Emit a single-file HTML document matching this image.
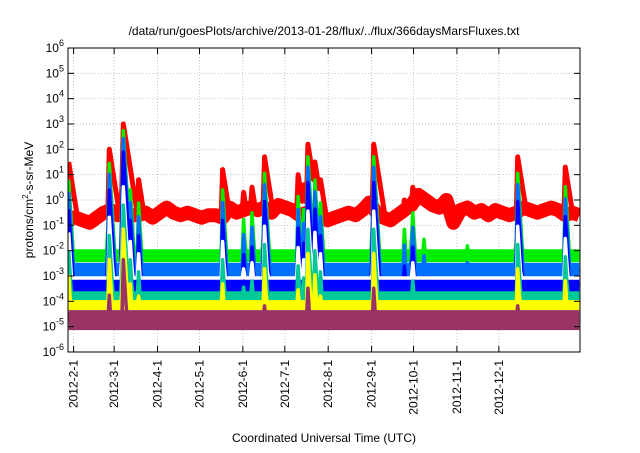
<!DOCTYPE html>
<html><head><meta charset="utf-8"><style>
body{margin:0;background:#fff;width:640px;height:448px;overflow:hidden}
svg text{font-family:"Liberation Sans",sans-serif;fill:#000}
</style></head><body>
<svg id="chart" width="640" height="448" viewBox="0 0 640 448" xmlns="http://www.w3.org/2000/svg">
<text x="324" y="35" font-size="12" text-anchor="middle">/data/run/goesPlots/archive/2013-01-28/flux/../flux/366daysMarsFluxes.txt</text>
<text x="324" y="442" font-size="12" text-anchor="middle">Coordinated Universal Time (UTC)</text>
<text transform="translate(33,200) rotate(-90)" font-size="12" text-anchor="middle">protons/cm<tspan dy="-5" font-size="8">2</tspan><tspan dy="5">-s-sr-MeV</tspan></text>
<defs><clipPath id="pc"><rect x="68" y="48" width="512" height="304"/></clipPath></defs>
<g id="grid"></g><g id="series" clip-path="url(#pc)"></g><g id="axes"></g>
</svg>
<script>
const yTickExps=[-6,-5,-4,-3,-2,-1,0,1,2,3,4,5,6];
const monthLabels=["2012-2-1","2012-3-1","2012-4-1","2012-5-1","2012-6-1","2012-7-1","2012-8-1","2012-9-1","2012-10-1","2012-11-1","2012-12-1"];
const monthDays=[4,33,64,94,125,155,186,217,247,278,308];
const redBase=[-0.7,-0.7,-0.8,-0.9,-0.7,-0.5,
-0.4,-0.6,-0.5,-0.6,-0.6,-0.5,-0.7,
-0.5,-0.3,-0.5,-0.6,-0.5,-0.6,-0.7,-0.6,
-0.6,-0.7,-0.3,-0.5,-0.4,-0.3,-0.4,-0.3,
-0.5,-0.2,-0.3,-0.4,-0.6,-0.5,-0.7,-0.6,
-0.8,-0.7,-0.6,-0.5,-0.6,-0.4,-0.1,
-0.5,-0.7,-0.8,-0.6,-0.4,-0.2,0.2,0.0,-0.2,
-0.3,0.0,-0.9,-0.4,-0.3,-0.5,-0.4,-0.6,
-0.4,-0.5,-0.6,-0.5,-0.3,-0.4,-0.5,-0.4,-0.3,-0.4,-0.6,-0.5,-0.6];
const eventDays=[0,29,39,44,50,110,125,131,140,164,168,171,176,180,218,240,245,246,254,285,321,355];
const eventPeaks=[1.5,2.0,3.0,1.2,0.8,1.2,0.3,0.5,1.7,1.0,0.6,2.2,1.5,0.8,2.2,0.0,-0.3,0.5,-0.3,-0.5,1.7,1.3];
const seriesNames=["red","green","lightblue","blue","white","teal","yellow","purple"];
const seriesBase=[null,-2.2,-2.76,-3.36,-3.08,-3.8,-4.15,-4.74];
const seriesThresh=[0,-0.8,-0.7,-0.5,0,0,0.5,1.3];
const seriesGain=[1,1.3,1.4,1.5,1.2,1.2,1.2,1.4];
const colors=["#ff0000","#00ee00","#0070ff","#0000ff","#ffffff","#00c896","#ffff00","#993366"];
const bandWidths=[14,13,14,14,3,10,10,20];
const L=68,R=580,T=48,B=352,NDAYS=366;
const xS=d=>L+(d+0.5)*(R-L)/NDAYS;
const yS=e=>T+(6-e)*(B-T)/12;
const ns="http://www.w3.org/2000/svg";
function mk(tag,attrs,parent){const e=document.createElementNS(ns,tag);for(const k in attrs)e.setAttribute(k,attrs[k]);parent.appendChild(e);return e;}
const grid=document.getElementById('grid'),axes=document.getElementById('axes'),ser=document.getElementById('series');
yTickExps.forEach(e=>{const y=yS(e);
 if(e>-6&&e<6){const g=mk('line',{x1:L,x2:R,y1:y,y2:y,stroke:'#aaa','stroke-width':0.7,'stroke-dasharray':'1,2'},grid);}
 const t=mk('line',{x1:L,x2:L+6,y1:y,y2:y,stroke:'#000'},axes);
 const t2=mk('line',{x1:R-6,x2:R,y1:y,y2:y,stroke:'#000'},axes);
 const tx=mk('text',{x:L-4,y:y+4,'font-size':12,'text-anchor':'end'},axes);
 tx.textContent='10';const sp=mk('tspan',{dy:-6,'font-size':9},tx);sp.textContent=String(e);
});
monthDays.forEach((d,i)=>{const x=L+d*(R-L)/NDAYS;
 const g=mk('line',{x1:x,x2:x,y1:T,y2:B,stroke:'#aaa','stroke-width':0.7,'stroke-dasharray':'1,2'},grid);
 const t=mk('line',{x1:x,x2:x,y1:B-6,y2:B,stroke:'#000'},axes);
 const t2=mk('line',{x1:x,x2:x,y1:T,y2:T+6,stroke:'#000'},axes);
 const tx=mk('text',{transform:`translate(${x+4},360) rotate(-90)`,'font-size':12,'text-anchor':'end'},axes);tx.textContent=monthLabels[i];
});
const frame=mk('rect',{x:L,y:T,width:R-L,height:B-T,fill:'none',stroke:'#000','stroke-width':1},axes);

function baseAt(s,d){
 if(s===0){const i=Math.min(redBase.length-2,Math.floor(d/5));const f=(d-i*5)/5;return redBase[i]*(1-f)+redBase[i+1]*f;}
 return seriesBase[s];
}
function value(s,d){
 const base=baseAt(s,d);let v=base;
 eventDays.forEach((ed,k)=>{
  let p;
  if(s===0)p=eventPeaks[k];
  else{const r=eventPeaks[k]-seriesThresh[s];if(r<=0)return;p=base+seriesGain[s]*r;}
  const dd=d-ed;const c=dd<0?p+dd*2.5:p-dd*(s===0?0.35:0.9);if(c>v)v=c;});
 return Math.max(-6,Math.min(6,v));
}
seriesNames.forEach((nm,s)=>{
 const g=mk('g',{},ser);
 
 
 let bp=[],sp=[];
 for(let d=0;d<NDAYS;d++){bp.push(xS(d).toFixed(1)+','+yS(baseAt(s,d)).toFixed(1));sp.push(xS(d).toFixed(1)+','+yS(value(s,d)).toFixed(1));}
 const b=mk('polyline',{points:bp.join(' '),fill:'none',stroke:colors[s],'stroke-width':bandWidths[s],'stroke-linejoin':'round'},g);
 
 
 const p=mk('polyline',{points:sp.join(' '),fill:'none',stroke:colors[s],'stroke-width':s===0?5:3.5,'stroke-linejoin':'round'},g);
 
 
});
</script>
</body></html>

☆ ☆ ☆ ☆ ☆ ☆ ☆

Exercise goal: Every line is to be duplicated exactly, though pictures stay out.

Solution to this task:
Emit a single-file HTML document matching this image.
<!DOCTYPE html>
<html><head><meta charset="utf-8"><style>
body{margin:0;background:#fff;width:640px;height:448px;overflow:hidden}
svg text{font-family:"Liberation Sans",sans-serif;fill:#000}
</style></head><body>
<svg id="chart" width="640" height="448" viewBox="0 0 640 448" xmlns="http://www.w3.org/2000/svg">
<text x="324" y="35" font-size="12" text-anchor="middle">/data/run/goesPlots/archive/2013-01-28/flux/../flux/366daysMarsFluxes.txt</text>
<text x="324" y="442" font-size="12" text-anchor="middle">Coordinated Universal Time (UTC)</text>
<text transform="translate(33,200) rotate(-90)" font-size="12" text-anchor="middle">protons/cm<tspan dy="-5" font-size="8">2</tspan><tspan dy="5">-s-sr-MeV</tspan></text>
<defs><clipPath id="pc"><rect x="68" y="48" width="512" height="304"/></clipPath></defs>
<g id="grid"></g><g id="series" clip-path="url(#pc)"></g><g id="axes"></g>
</svg>
<script>
const yTickExps=[-6,-5,-4,-3,-2,-1,0,1,2,3,4,5,6];
const monthLabels=["2012-2-1","2012-3-1","2012-4-1","2012-5-1","2012-6-1","2012-7-1","2012-8-1","2012-9-1","2012-10-1","2012-11-1","2012-12-1"];
const monthDays=[4,33,64,94,125,155,186,217,247,278,308];
const redBase=[-0.7,-0.7,-0.8,-0.9,-0.7,-0.5,
-0.4,-0.6,-0.5,-0.6,-0.6,-0.5,-0.7,
-0.5,-0.3,-0.5,-0.6,-0.5,-0.6,-0.7,-0.6,
-0.6,-0.7,-0.3,-0.5,-0.4,-0.3,-0.4,-0.3,
-0.5,-0.2,-0.3,-0.4,-0.6,-0.5,-0.7,-0.6,
-0.8,-0.7,-0.6,-0.5,-0.6,-0.4,-0.1,
-0.5,-0.7,-0.8,-0.6,-0.4,-0.2,0.2,0.0,-0.2,
-0.3,0.0,-0.9,-0.4,-0.3,-0.5,-0.4,-0.6,
-0.4,-0.5,-0.6,-0.5,-0.3,-0.4,-0.5,-0.4,-0.3,-0.4,-0.6,-0.5,-0.6];
const eventDays=[0,29,39,44,50,110,125,131,140,164,168,171,176,180,218,240,245,246,254,285,321,355];
const eventPeaks=[1.5,2.0,3.0,1.2,0.8,1.2,0.3,0.5,1.7,1.0,0.6,2.2,1.5,0.8,2.2,0.0,-0.3,0.5,-0.3,-0.5,1.7,1.3];
const seriesNames=["red","green","lightblue","blue","white","teal","yellow","purple"];
const seriesBase=[null,-2.2,-2.76,-3.36,-3.08,-3.8,-4.15,-4.74];
const seriesThresh=[0,-0.8,-0.7,-0.5,0,0,0.5,1.3];
const seriesGain=[1,1.3,1.4,1.5,1.2,1.2,1.2,1.4];
const colors=["#ff0000","#00ee00","#0070ff","#0000ff","#ffffff","#00c896","#ffff00","#993366"];
const bandWidths=[14,13,14,14,3,10,10,20];
const L=68,R=580,T=48,B=352,NDAYS=366;
const xS=d=>L+(d+0.5)*(R-L)/NDAYS;
const yS=e=>T+(6-e)*(B-T)/12;
const ns="http://www.w3.org/2000/svg";
function mk(tag,attrs,parent){const e=document.createElementNS(ns,tag);for(const k in attrs)e.setAttribute(k,attrs[k]);parent.appendChild(e);return e;}
const grid=document.getElementById('grid'),axes=document.getElementById('axes'),ser=document.getElementById('series');
yTickExps.forEach(e=>{const y=yS(e);
 if(e>-6&&e<6){const g=mk('line',{x1:L,x2:R,y1:y,y2:y,stroke:'#aaa','stroke-width':0.7,'stroke-dasharray':'1,2'},grid);}
 const t=mk('line',{x1:L,x2:L+6,y1:y,y2:y,stroke:'#000'},axes);
 const t2=mk('line',{x1:R-6,x2:R,y1:y,y2:y,stroke:'#000'},axes);
 const tx=mk('text',{x:L-4,y:y+4,'font-size':12,'text-anchor':'end'},axes);
 tx.textContent='10';const sp=mk('tspan',{dy:-6,'font-size':9},tx);sp.textContent=String(e);
});
monthDays.forEach((d,i)=>{const x=L+d*(R-L)/NDAYS;
 const g=mk('line',{x1:x,x2:x,y1:T,y2:B,stroke:'#aaa','stroke-width':0.7,'stroke-dasharray':'1,2'},grid);
 const t=mk('line',{x1:x,x2:x,y1:B-6,y2:B,stroke:'#000'},axes);
 const t2=mk('line',{x1:x,x2:x,y1:T,y2:T+6,stroke:'#000'},axes);
 const tx=mk('text',{transform:`translate(${x+4},360) rotate(-90)`,'font-size':12,'text-anchor':'end'},axes);tx.textContent=monthLabels[i];
});
const frame=mk('rect',{x:L,y:T,width:R-L,height:B-T,fill:'none',stroke:'#000','stroke-width':1},axes);

function baseAt(s,d){
 if(s===0){const i=Math.min(redBase.length-2,Math.floor(d/5));const f=(d-i*5)/5;return redBase[i]*(1-f)+redBase[i+1]*f;}
 return seriesBase[s];
}
function value(s,d){
 const base=baseAt(s,d);let v=base;
 eventDays.forEach((ed,k)=>{
  let p;
  if(s===0)p=eventPeaks[k];
  else{const r=eventPeaks[k]-seriesThresh[s];if(r<=0)return;p=base+seriesGain[s]*r;}
  const dd=d-ed;const c=dd<0?p+dd*2.5:p-dd*(s===0?0.35:0.9);if(c>v)v=c;});
 return Math.max(-6,Math.min(6,v));
}
seriesNames.forEach((nm,s)=>{
 const g=mk('g',{},ser);
 
 
 let bp=[],sp=[];
 for(let d=0;d<NDAYS;d++){bp.push(xS(d).toFixed(1)+','+yS(baseAt(s,d)).toFixed(1));sp.push(xS(d).toFixed(1)+','+yS(value(s,d)).toFixed(1));}
 const b=mk('polyline',{points:bp.join(' '),fill:'none',stroke:colors[s],'stroke-width':bandWidths[s],'stroke-linejoin':'round'},g);
 
 
 const p=mk('polyline',{points:sp.join(' '),fill:'none',stroke:colors[s],'stroke-width':s===0?5:3.5,'stroke-linejoin':'round'},g);
 
 
});
</script>
</body></html>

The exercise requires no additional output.